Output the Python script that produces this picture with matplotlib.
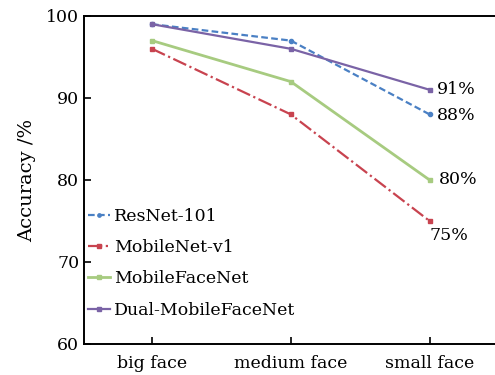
import matplotlib.pyplot as plt

# accuracy (%) per face size for each model
categories = ['big face', 'medium face', 'small face']
resnet101 = [99, 97, 88]
mobilenet_v1 = [96, 88, 75]
mobilefacenet = [97, 92, 80]
dual_mobilefacenet = [99, 96, 91]

plt.rcParams['font.family'] = ['DejaVu Serif']
plt.rcParams['font.size'] = 12.5

fig = plt.figure(figsize=(4.95, 3.75), dpi=100)
ax = fig.add_axes([84 / 495, 31 / 375, 415 / 495, 328 / 375])

x = range(len(categories))
ax.plot(x, resnet101, '--', color='#4a80c4', lw=1.6, marker='o', ms=3,
        dashes=(3, 1.5), label='ResNet-101')
ax.plot(x, mobilenet_v1, '-.', color='#c8434f', lw=1.6, marker='s', ms=3,
        label='MobileNet-v1')
ax.plot(x, mobilefacenet, '-', color='#a7cb80', lw=2.0, marker='s', ms=3,
        label='MobileFaceNet')
ax.plot(x, dual_mobilefacenet, '-', color='#7a63a6', lw=1.6, marker='s', ms=3,
        label='Dual-MobileFaceNet')

# value labels at the small-face end
last = len(categories) - 1
ax.annotate(f'{dual_mobilefacenet[-1]}%', (last, dual_mobilefacenet[-1]),
            xytext=(5, 0), textcoords='offset points', va='center')
ax.annotate(f'{resnet101[-1]}%', (last, resnet101[-1]),
            xytext=(5, -1), textcoords='offset points', va='center')
ax.annotate(f'{mobilefacenet[-1]}%', (last, mobilefacenet[-1]),
            xytext=(7, 0), textcoords='offset points', va='center')
ax.annotate(f'{mobilenet_v1[-1]}%', (last, mobilenet_v1[-1]),
            xytext=(0, -4), textcoords='offset points', va='top')

ax.set_xlim(-0.49, 2.5)
ax.set_ylim(60, 100)
ax.set_xticks(list(x))
ax.set_xticklabels(categories)
ax.set_yticks([60, 70, 80, 90, 100])
ax.set_ylabel('Accuracy /%', labelpad=7, fontsize=14)
ax.tick_params(direction='in', length=5, width=1.2)
ax.tick_params(axis='x', pad=8)
for s in ax.spines.values():
    s.set_linewidth(1.4)
ax.spines['right'].set_visible(False)

ax.legend(loc='lower left', bbox_to_anchor=(-0.015, 0.045), frameon=False,
          handlelength=1.25, handletextpad=0.25, labelspacing=0.83,
          borderaxespad=0.2, markerscale=0.8)

fig.savefig('out.png', dpi=100)
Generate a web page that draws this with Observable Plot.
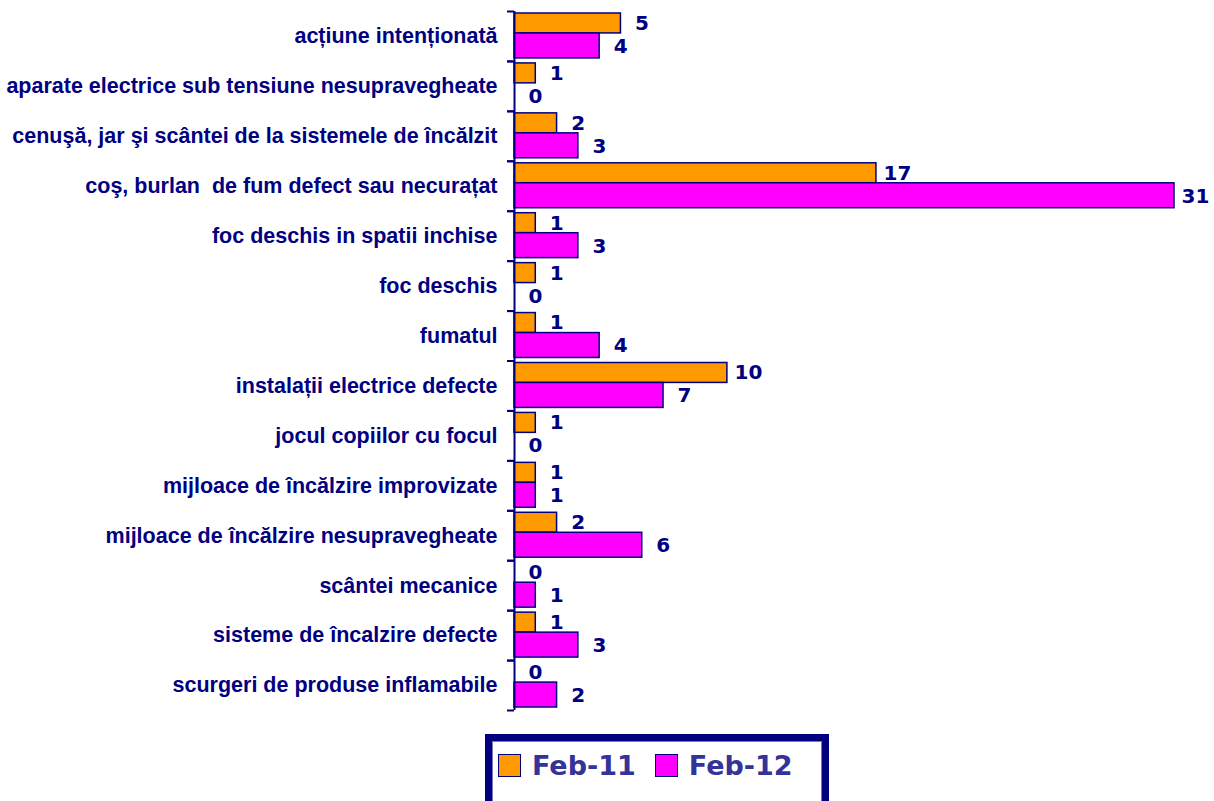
<!DOCTYPE html>
<html>
<head>
<meta charset="utf-8">
<script src="https://cdn.jsdelivr.net/npm/d3@7"></script>
<script src="https://cdn.jsdelivr.net/npm/@observablehq/plot@0.6"></script>
<style>
  html, body { margin: 0; padding: 0; background: #fff; }
  #wrap { position: relative; width: 1214px; height: 801px; }
  #legend {
    position: absolute; left: 485px; top: 734px; width: 330px; height: 66px;
    border: 7px solid #000080; border-bottom: none; box-sizing: content-box;
    display: flex; align-items: flex-start; padding-top: 0;
    font-family: "DejaVu Sans", Verdana, sans-serif;
    font-weight: bold; font-size: 27px; color: #333399;
  }
  #legend .inner { position: absolute; inset: 0; border: 1px solid #7777bb; border-bottom: none; }
  #legend .item { display: flex; align-items: center; margin-top: 9px; }
  #legend .sw { width: 21px; height: 21px; border: 1.5px solid #000080; margin-right: 11px; }
</style>
</head>
<body>
<div id="wrap">
  <div id="chart"></div>
  <div id="legend"><div class="inner"></div></div>
</div>
<script>
const categories = [
  "acțiune intenționată",
  "aparate electrice sub tensiune nesupravegheate",
  "cenuşă, jar şi scântei de la sistemele de încălzit",
  "coş, burlan  de fum defect sau necurațat",
  "foc deschis in spatii inchise",
  "foc deschis",
  "fumatul",
  "instalații electrice defecte",
  "jocul copiilor cu focul",
  "mijloace de încălzire improvizate",
  "mijloace de încălzire nesupravegheate",
  "scântei mecanice",
  "sisteme de încalzire defecte",
  "scurgeri de produse inflamabile"
];
const feb11 = [5, 1, 2, 17, 1, 1, 1, 10, 1, 1, 2, 0, 1, 0];
const feb12 = [4, 0, 3, 31, 3, 0, 4, 7, 0, 1, 6, 1, 3, 2];
const seriesNames = ["Feb-11", "Feb-12"];
const seriesColors = ["#FF9900", "#FF00FF"];

const navy = "#000080";
const rows11 = categories.map((c, i) => ({category: c, series: seriesNames[0], value: feb11[i]}));
const rows12 = categories.map((c, i) => ({category: c, series: seriesNames[1], value: feb12[i]}));

const marginTop = 11, marginBottom = 15, height = 725;
const step = (height - marginTop - marginBottom) / categories.length;

const valueFont = {fontFamily: "DejaVu Sans, Verdana, sans-serif", fontSize: 20, fontWeight: "bold", fill: navy};

const chart = Plot.plot({
  width: 1214,
  height,
  marginLeft: 514,
  marginRight: 40,
  marginTop,
  marginBottom,
  style: {fontFamily: "Liberation Sans, Arial, sans-serif", fontSize: "21.5px", fontWeight: "bold", color: navy, background: "white"},
  x: {domain: [0, 31], axis: null},
  y: {domain: categories, padding: 0, round: false, axis: null},
  marks: [
    Plot.barX(rows11, {x: "value", y: "category", fill: seriesColors[0], stroke: navy, strokeWidth: 1.5, insetTop: 2, insetBottom: 28}),
    Plot.barX(rows12, {x: "value", y: "category", fill: seriesColors[1], stroke: navy, strokeWidth: 1.5, insetTop: 22, insetBottom: 3}),
    Plot.axisY({tickSize: 0, tickPadding: 17, fill: navy, fontSize: 21.5, fontWeight: "bold", label: null}),
    Plot.axisY({tickSize: 7, text: null, stroke: navy, strokeWidth: 2, dy: -step / 2, label: null}),
    Plot.axisY({tickSize: 7, text: null, stroke: navy, strokeWidth: 2, dy: step / 2, label: null}),
    Plot.ruleX([0], {stroke: navy, strokeWidth: 2}),
    Plot.text(rows11, {x: "value", y: "category", text: d => String(d.value), dx: 21, dy: -13, ...valueFont}),
    Plot.text(rows12, {x: "value", y: "category", text: d => String(d.value), dx: 21, dy: 10, ...valueFont})
  ]
});
document.getElementById("chart").appendChild(chart);

const legend = document.getElementById("legend");
seriesNames.forEach((name, i) => {
  const item = document.createElement("div");
  item.className = "item";
  item.style.marginLeft = i === 0 ? "6px" : "19px";
  const sw = document.createElement("div");
  sw.className = "sw";
  sw.style.background = seriesColors[i];
  const label = document.createElement("span");
  label.textContent = name;
  item.appendChild(sw);
  item.appendChild(label);
  legend.appendChild(item);
});
</script>
</body>
</html>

##############################

- EXERCISE
Both the first line of the records above and the line containing "plt.rcParams['font.size'] = 12.5" belong in the copy; please return them and every line between, exactly, minus the pictures.

- TASK RESPONSE
Output the Python script that produces this picture with matplotlib.
import matplotlib.pyplot as plt

# accuracy (%) per face size for each model
categories = ['big face', 'medium face', 'small face']
resnet101 = [99, 97, 88]
mobilenet_v1 = [96, 88, 75]
mobilefacenet = [97, 92, 80]
dual_mobilefacenet = [99, 96, 91]

plt.rcParams['font.family'] = ['DejaVu Serif']
plt.rcParams['font.size'] = 12.5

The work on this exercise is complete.